Nadia  Khodossievitch-Léger née en 1904 à Minsk en Biélorussie, était communiste. Membre du parti communiste français auquel elle avait adhéré en 1933, elle fut successivement une ardente militante du Front populaire en 1936, Résistante sous l’occupation nazie, propagandiste soviétique et …peintre. Elle ne cessa jamais de peindre.  Des œuvres souvent militantes. Dans l’ombre de Fernand Léger, son apport est méconnu. Cette rétrospective au musée Maillol permet de  découvrir les multiples facettes  de son talent et la richesse de ses créations. Alternativement, suprématiste (Presse papier, 1920), cubiste, réaliste, elle faisait preuve nous dit Aragon, « d’une dextérité très grande ».  Au fil des salles, je découvre Jeune fille aux nattes (1921) ; Le serment d’une Résistante (autoportrait  1941) au regard résolu ;   Nature morte au samovar (1957) (J’ai le même à la maison rapporté d’un voyage en Union soviétique dans les années 70) ; Trois portraits aux regards étonnants de vérité : Jeannette Vermeersch (1953), naïveté ? ; Danielle Casanova (1953), lumineux ; Elsa Triolet (1955) sévère. En 1953, lors de la mort de Staline, Les lettres françaises sous la direction de Louis Aragon, lui  consacre un numéro spécial  avec en première page un portrait dessiné par Picasso qui le représente jeune. Ce n’est pas un portrait réaliste, il fait scandale. En riposte, Nadia Léger peint Staline et la pionnière. En 1953 toujours, ce   sont La marchande de poissons,  Les constructeurs et Les mineurs, dans le style de Fernand Léger, mais en l’occurrence l’élève, à mon sens, a dépassé le maître. Puis nous aurons en 1963, Gagarine et la conquête de l’espace.

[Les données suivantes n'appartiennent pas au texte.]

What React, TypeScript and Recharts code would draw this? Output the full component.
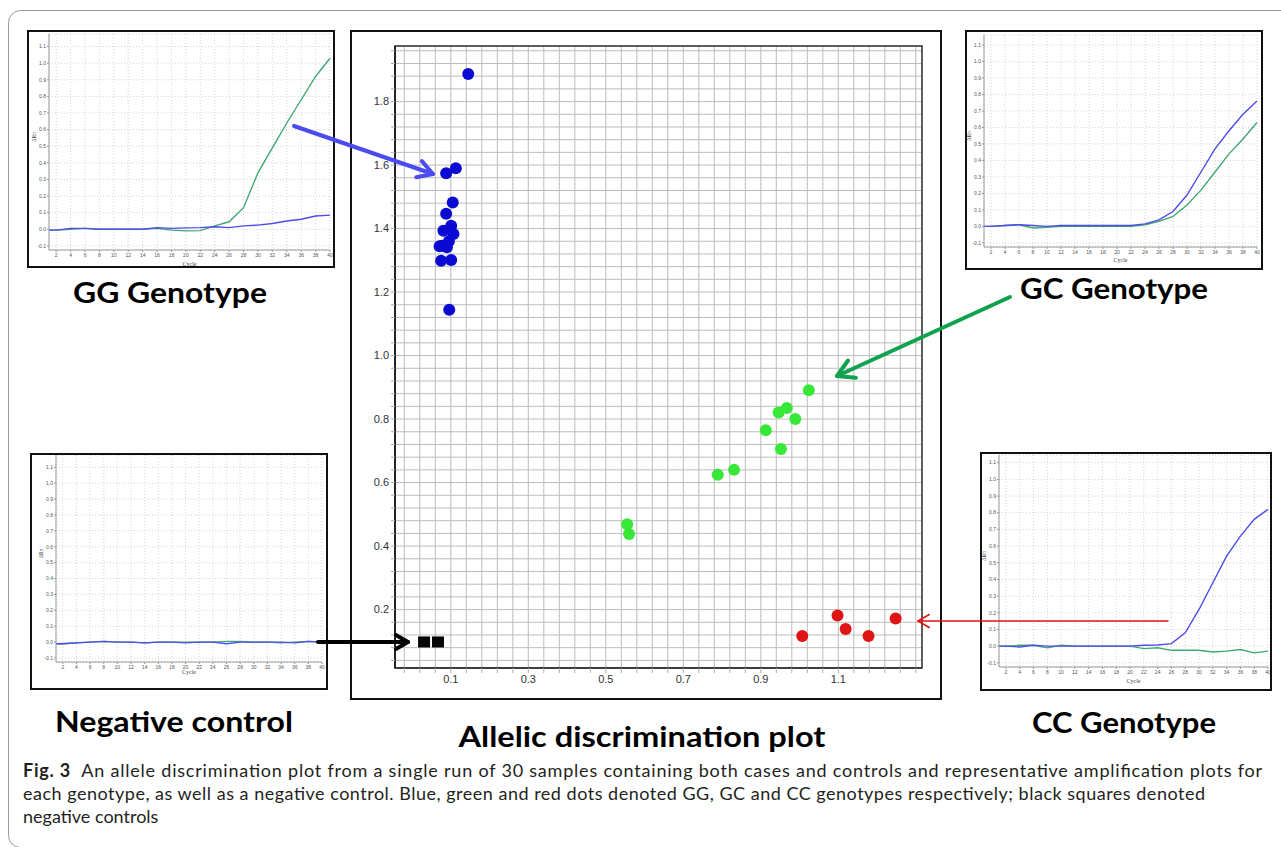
import React from "react";
import {
  ScatterChart,
  Scatter,
  XAxis,
  YAxis,
  CartesianGrid,
  ReferenceArea,
  LineChart,
  Line,
} from "recharts";

// allelic discrimination plot (allele X on x, allele Y on y)
const ggPoints = [
  { x: 0.145, y: 1.887 },
  { x: 0.113, y: 1.59 },
  { x: 0.088, y: 1.574 },
  { x: 0.105, y: 1.482 },
  { x: 0.088, y: 1.447 },
  { x: 0.101, y: 1.409 },
  { x: 0.081, y: 1.393 },
  { x: 0.107, y: 1.383 },
  { x: 0.077, y: 1.346 },
  { x: 0.09, y: 1.341 },
  { x: 0.071, y: 1.344 },
  { x: 0.095, y: 1.36 },
  { x: 0.075, y: 1.299 },
  { x: 0.101, y: 1.301 },
  { x: 0.096, y: 1.144 },
];

const gcPoints = [
  { x: 0.555, y: 0.469 },
  { x: 0.56, y: 0.438 },
  { x: 0.789, y: 0.625 },
  { x: 0.831, y: 0.64 },
  { x: 0.913, y: 0.765 },
  { x: 0.952, y: 0.706 },
  { x: 0.946, y: 0.821 },
  { x: 0.967, y: 0.835 },
  { x: 0.989, y: 0.8 },
  { x: 1.024, y: 0.891 },
];

const ccPoints = [
  { x: 1.007, y: 0.117 },
  { x: 1.098, y: 0.181 },
  { x: 1.119, y: 0.139 },
  { x: 1.178, y: 0.117 },
  { x: 1.248, y: 0.172 },
];

const ntcPoints = [
  { x: 0.031, y: 0.098 },
  { x: 0.067, y: 0.098 },
];

const xLabelTicks = [0.1, 0.3, 0.5, 0.7, 0.9, 1.1];
const yLabelTicks = [0.2, 0.4, 0.6, 0.8, 1.0, 1.2, 1.4, 1.6, 1.8];

// amplification plots (delta Rn per cycle)
const cycles = [1, 2, 4, 6, 8, 10, 12, 14, 16, 18, 20, 22, 24, 26, 28, 30, 32, 34, 36, 38, 40];
const cycleTicks = [2, 4, 6, 8, 10, 12, 14, 16, 18, 20, 22, 24, 26, 28, 30, 32, 34, 36, 38, 40];
const rnTicks = [-0.1, 0, 0.1, 0.2, 0.3, 0.4, 0.5, 0.6, 0.7, 0.8, 0.9, 1.0, 1.1];

const ggBlue = [-0.005, -0.005, 0.005, 0.005, 0, 0, 0, 0, 0.01, 0.005, 0.008, 0.01, 0.015, 0.01, 0.02, 0.025, 0.035, 0.05, 0.06, 0.08, 0.085];
const ggGreen = [-0.005, -0.005, 0, 0.005, 0, 0, 0, 0, 0.005, -0.005, -0.01, -0.008, 0.02, 0.045, 0.13, 0.34, 0.49, 0.64, 0.78, 0.92, 1.03];

const gcBlue = [0, 0, 0.005, 0.01, 0.005, 0, 0.005, 0.005, 0.005, 0.005, 0.005, 0.005, 0.015, 0.04, 0.09, 0.19, 0.33, 0.47, 0.58, 0.68, 0.76];
const gcGreen = [0, 0, 0.005, 0.01, -0.01, -0.005, 0, 0, 0, 0, 0, 0, 0.01, 0.03, 0.06, 0.13, 0.22, 0.33, 0.44, 0.53, 0.63];

const ntcBlue = [-0.01, -0.01, -0.005, 0, 0.005, 0, 0, -0.005, 0, 0, -0.005, 0, 0, -0.01, 0, 0, 0, 0, -0.005, 0.005, 0];
const ntcGreen = [-0.01, -0.01, -0.005, 0, 0.005, 0, 0, -0.005, 0, 0, 0, 0, 0, 0.005, 0.005, 0, 0, -0.005, 0, 0.005, 0];

const ccBlue = [0, 0, -0.005, 0.005, 0, 0, 0, 0, 0, 0, 0, 0.005, 0.007, 0.015, 0.08, 0.22, 0.38, 0.54, 0.66, 0.76, 0.82];
const ccGreen = [0, 0, 0.005, 0.005, -0.01, 0.005, 0, 0, 0, 0, 0, -0.015, -0.01, -0.025, -0.025, -0.025, -0.035, -0.03, -0.02, -0.04, -0.03];

// grid every 0.04 on both axes
const xGrid = Array.from({ length: 34 }, (_, i) => Math.round((-0.02 + 0.04 * i) * 1000) / 1000);
const yGrid = Array.from({ length: 49 }, (_, i) => Math.round((0.04 + 0.04 * i) * 1000) / 1000);

const isLabel = (list: number[], v: number) => list.some((t) => Math.abs(t - v) < 1e-6);

const dot = (color: string) => (p: any) => <circle cx={p.cx} cy={p.cy} r={6} fill={color} />;
const square = (p: any) => <rect x={p.cx - 6} y={p.cy - 5.5} width={12} height={11} fill="#050505" />;

function DiscriminationPlot() {
  return (
    <div
      style={{
        position: "absolute",
        left: 350,
        top: 30,
        width: 588,
        height: 666,
        border: "2px solid #111",
        background: "#fff",
      }}
    >
      <ScatterChart width={588} height={666} margin={{ top: 14, right: 18, bottom: 8, left: 8 }}>
        <CartesianGrid stroke="#bdbdbd" strokeWidth={1} />
        <XAxis
          type="number"
          dataKey="x"
          domain={[-0.044, 1.316]}
          ticks={xGrid}
          interval={0}
          allowDataOverflow
          height={22}
          tickFormatter={(v: number) => (isLabel(xLabelTicks, v) ? v.toFixed(1) : "")}
          tick={{ fontSize: 11, fill: "#333", fontFamily: "Liberation Sans" }}
          tickSize={5}
          tickLine={{ stroke: "#aaa" }}
          axisLine={{ stroke: "#333", strokeWidth: 1.5 }}
        />
        <YAxis
          type="number"
          dataKey="y"
          domain={[0.016, 1.975]}
          ticks={yGrid}
          interval={0}
          allowDataOverflow
          width={35}
          tickFormatter={(v: number) => (isLabel(yLabelTicks, v) ? v.toFixed(1) : "")}
          tick={{ fontSize: 11, fill: "#333", fontFamily: "Liberation Sans" }}
          tickSize={4}
          tickLine={{ stroke: "#aaa" }}
          axisLine={{ stroke: "#222", strokeWidth: 2 }}
        />
        <ReferenceArea x1={-0.044} x2={1.316} y1={0.016} y2={1.975} fill="none" stroke="#333" strokeWidth={1.5} />
        <Scatter data={ggPoints} shape={dot("#0a0ad2")} isAnimationActive={false} />
        <Scatter data={gcPoints} shape={dot("#38e838")} isAnimationActive={false} />
        <Scatter data={ccPoints} shape={dot("#e01414")} isAnimationActive={false} />
        <Scatter data={ntcPoints} shape={square} isAnimationActive={false} />
      </ScatterChart>
    </div>
  );
}

interface AmpProps {
  box: { x: number; y: number; w: number; h: number };
  l: number;
  r: number;
  t: number;
  b: number;
  yTop: number;
  cycleGap: number;
  blue: number[];
  green: number[];
}

function AmpPlot({ box, l, r, t, b, yTop, cycleGap, blue, green }: AmpProps) {
  const cw = box.w - 4;
  const ch = box.h - 4;
  const ox = box.x + 2;
  const oy = box.y + 2;
  const yW = 16;
  const xH = oy + ch - b - 1;
  const margin = { left: l - ox - yW, right: ox + cw - r, top: t - oy, bottom: 1 };
  const data = cycles.map((c, i) => ({ cycle: c, blue: blue[i], green: green[i] }));
  const tick = { fontSize: 5, fill: "#555", fontFamily: "Liberation Sans" };
  return (
    <div
      style={{
        position: "absolute",
        left: box.x,
        top: box.y,
        width: cw,
        height: ch,
        border: "2px solid #111",
        background: "#fff",
      }}
    >
      <LineChart width={cw} height={ch} data={data} margin={margin}>
        <CartesianGrid stroke="#d4d4d4" strokeDasharray="1 2" />
        <XAxis
          dataKey="cycle"
          type="number"
          domain={[1, 40]}
          ticks={cycleTicks}
          interval={0}
          height={xH}
          tick={tick}
          tickSize={2}
          tickMargin={1}
          tickLine={{ stroke: "#999" }}
          axisLine={{ stroke: "#999" }}
          label={{ value: "Cycle", position: "insideBottom", offset: xH - cycleGap - 3, fontSize: 6, fill: "#444" }}
        />
        <YAxis
          type="number"
          domain={[-0.125, yTop]}
          ticks={rnTicks}
          interval={0}
          width={yW}
          tick={tick}
          tickSize={2}
          tickMargin={1}
          tickFormatter={(v: number) => v.toFixed(1)}
          tickLine={{ stroke: "#999" }}
          axisLine={{ stroke: "#999" }}
          label={{ value: "ΔRn", angle: -90, position: "insideLeft", offset: 1, fontSize: 5.5, fill: "#444" }}
        />
        <Line type="linear" dataKey="green" stroke="#3fa874" strokeWidth={1.4} dot={false} isAnimationActive={false} />
        <Line type="linear" dataKey="blue" stroke="#4c4ce8" strokeWidth={1.4} dot={false} isAnimationActive={false} />
      </LineChart>
    </div>
  );
}

function Arrow({ x1, y1, x2, y2, color, width, head }: { x1: number; y1: number; x2: number; y2: number; color: string; width: number; head: number }) {
  const len = Math.hypot(x2 - x1, y2 - y1);
  const ux = (x1 - x2) / len;
  const uy = (y1 - y2) / len;
  const c = Math.cos(Math.PI / 6);
  const s = Math.sin(Math.PI / 6);
  const ax = x2 + head * (ux * c - uy * s);
  const ay = y2 + head * (ux * s + uy * c);
  const bx = x2 + head * (ux * c + uy * s);
  const by = y2 + head * (-ux * s + uy * c);
  return (
    <g stroke={color} strokeWidth={width} fill="none" strokeLinecap="round" strokeLinejoin="round">
      <line x1={x1} y1={y1} x2={x2} y2={y2} />
      <polyline points={`${ax},${ay} ${x2},${y2} ${bx},${by}`} />
    </g>
  );
}

function Title({ x, y, w, text }: { x: number; y: number; w: number; text: string }) {
  return (
    <text
      x={x}
      y={y}
      textAnchor="middle"
      textLength={w}
      lengthAdjust="spacingAndGlyphs"
      fontFamily="Lato"
      fontWeight={700}
      fontSize={29}
      fill="#000"
    >
      {text}
    </text>
  );
}

export default function App() {
  const cap = { fontFamily: "Lato", fontSize: 18, fill: "#231f20" };
  return (
    <div style={{ position: "absolute", left: 0, top: 0, width: 1281, height: 847, overflow: "hidden", background: "#fff" }}>
      <DiscriminationPlot />
      <AmpPlot box={{ x: 27, y: 30, w: 308, h: 238 }} l={49} r={330} t={34} b={250} yTop={1.176} cycleGap={13} blue={ggBlue} green={ggGreen} />
      <AmpPlot box={{ x: 965, y: 30, w: 298, h: 240 }} l={984} r={1257} t={35} b={247} yTop={1.161} cycleGap={11.5} blue={gcBlue} green={gcGreen} />
      <AmpPlot box={{ x: 30, y: 453, w: 298, h: 237 }} l={56} r={322} t={455} b={662} yTop={1.177} cycleGap={9} blue={ntcBlue} green={ntcGreen} />
      <AmpPlot box={{ x: 980, y: 452, w: 292, h: 239 }} l={999} r={1268} t={455} b={667} yTop={1.146} cycleGap={13} blue={ccBlue} green={ccGreen} />
      <svg width={1281} height={847} style={{ position: "absolute", left: 0, top: 0, pointerEvents: "none" }}>
        <rect x={8.5} y={10.5} width={1300} height={837} rx={12} fill="none" stroke="#9a9a9a" strokeWidth={1} />
        <Arrow x1={294} y1={126} x2={433} y2={174} color="#4b4bf0" width={4} head={17} />
        <Arrow x1={1010} y1={297} x2={837} y2={376} color="#11a24f" width={4} head={19} />
        <Arrow x1={318} y1={642} x2={408} y2={642} color="#000" width={4} head={14} />
        <Arrow x1={1168} y1={621} x2={918} y2={621} color="#e81010" width={1.5} head={13} />
        <Title x={170} y={303} w={194} text="GG Genotype" />
        <Title x={1114} y={299} w={188} text="GC Genotype" />
        <Title x={174} y={732} w={238} text="Negative control" />
        <Title x={642} y={747} w={367} text="Allelic discrimination plot" />
        <Title x={1124} y={733} w={184} text="CC Genotype" />
        <text x={23} y={777} textLength={1239} lengthAdjust="spacing" {...cap}>
          <tspan fontWeight={700}>Fig. 3</tspan>
          <tspan>{"\u00a0\u00a0An allele discrimination plot from a single run of 30 samples containing both cases and controls and representative amplification plots for"}</tspan>
        </text>
        <text x={23} y={800} textLength={1182} lengthAdjust="spacing" {...cap}>
          each genotype, as well as a negative control. Blue, green and red dots denoted GG, GC and CC genotypes respectively; black squares denoted
        </text>
        <text x={23} y={823} {...cap}>
          negative controls
        </text>
      </svg>
    </div>
  );
}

J’ai revécu, visitant cette exposition, ma jeunesse de militant ayant adhéré en 1951 au parti communiste français. Deux ans donc avant la mort de Staline. En plein culte de la personnalité du dirigeant soviétique dont les crimes seront révélés au XXe congrès du PCUS en 1956 par Nikita Khrouchtchev. J’ai relaté dans Une vie, le drame de conscience que nous vécûmes alors et le réexamen douloureux des bases idéologiques de notre engagement. Mais je vibre encore à l’écoute de l’hymne soviétique qui incarnait pour nous la Révolution victorieuse.

Je terminerai la soirée par un concert dans la petite église du XVIIIe siècle, Saint-Ephrem-le-Syriaque,  dans le Quartier latin.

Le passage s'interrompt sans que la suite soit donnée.